Quincy October 7th. 1811
Since my Letter to you of the fifteenth in answer to yours of the fith of September, We have received undoubted intelligence, that my Son has declined his appointment as Judge, and that he will not return to America this year, You may therefore write with confidence that if your Letters reach St Petersburg, they will there find him.
The condition of his family rendered it impossible to embark for America this year and compelled him to remain another Winter though it should be at his own private expence as it must have been had he been superceded.

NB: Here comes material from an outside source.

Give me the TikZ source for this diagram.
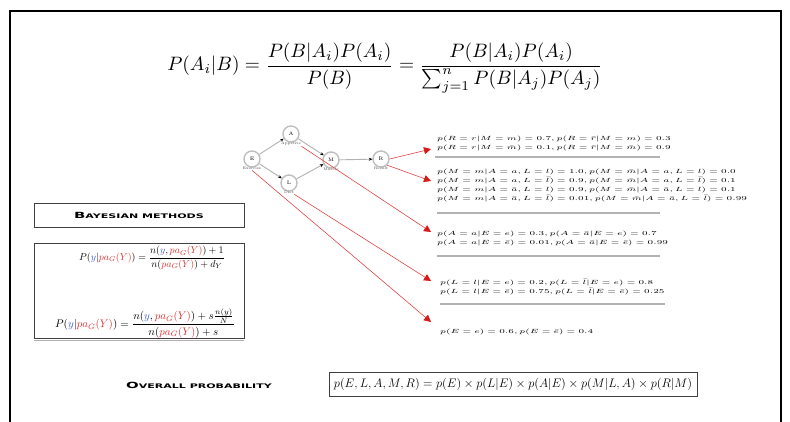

You are pleased to say that my correspondence in the Boston Patriot is read by many. It is read by some: but I believe by very few. It is not the fashion to read it. Indeed I am not solicitous for a great number of present Readers Some Harbottle, Dorr, some Johnny Choffat and possibly some Parson Prince, may preserve the paper among his Collection of Curiosities: and some future Historian may look into it and find Corrections of innumerable Errors and Corruptions of Tradition and History too, that have already crept into print.
Your “voice is still for peace.” “Thy will be done” is my prayer, and I know of no surer interpreter of that will, than the decision of our own Government.
War however in my humble judgment would be better than a long continuance of Embargo’s and Non Importation Laws. I am Sir with much Esteem your humble Servant
MHi: Adams Family Papers, Letterbooks.